Kappen et al. (2018) found something similar: one partner's mindfulness correlated with the other feeling more accepted and reporting higher relationship satisfaction. You don't need matching practice journals. One person's steadiness has a way of reaching the other.


Frequently Asked Questions

How do couples practice mindfulness meditation together?

Couples can practice by choosing a quiet space and a shared technique — synchronized breathing, loving-kindness, or eye gazing are good starting points. Begin with five to ten minutes, use a gentle timer, and close with a brief check-in. Consistency and low stakes matter more than getting it perfect.

What is the best type of meditation for couples to build emotional connection?

Loving-kindness (metta) meditation builds compassion and goodwill toward a partner. The "Just Like Me" reflection and mindful eye gazing are also highly effective for creating presence and empathy — particularly after conflict or emotional distance.

How long should couples meditate together to see relationship benefits?

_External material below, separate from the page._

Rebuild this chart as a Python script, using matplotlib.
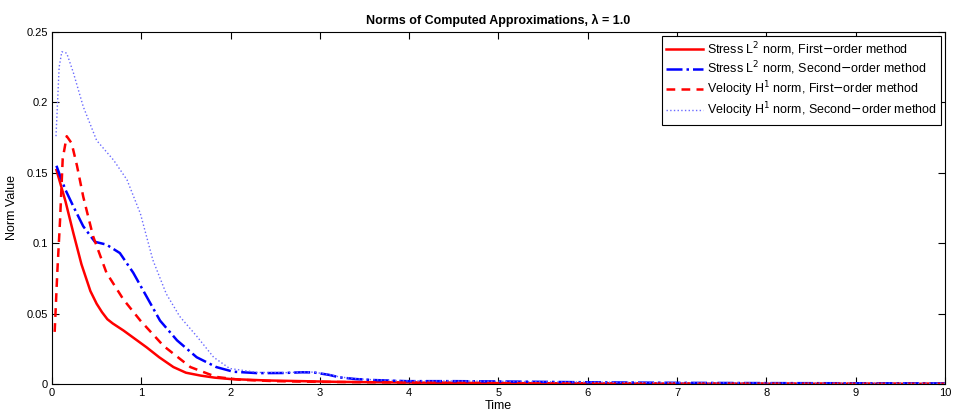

Short, consistent sessions of five to fifteen minutes, practiced a few times per week, can produce measurable benefits in communication and relationship satisfaction within several weeks. Even brief sessions count — frequency outweighs duration.

What if my partner doesn't want to meditate with me?

A solo practice still benefits the relationship by improving your own reactivity and presence — and crossover research shows it affects your partner's wellbeing too. Low-barrier shared alternatives like mindful walks or gratitude check-ins make good starting points for reluctant partners.

Can mindfulness meditation help with health conditions like high cortisol or tinnitus?

Mindfulness-based practices have solid research support for reducing stress hormones like cortisol, and a systematic review found statistically significant reductions in tinnitus distress across six of seven studies. For any specific health condition, treat meditation as a complementary practice and consult a healthcare provider.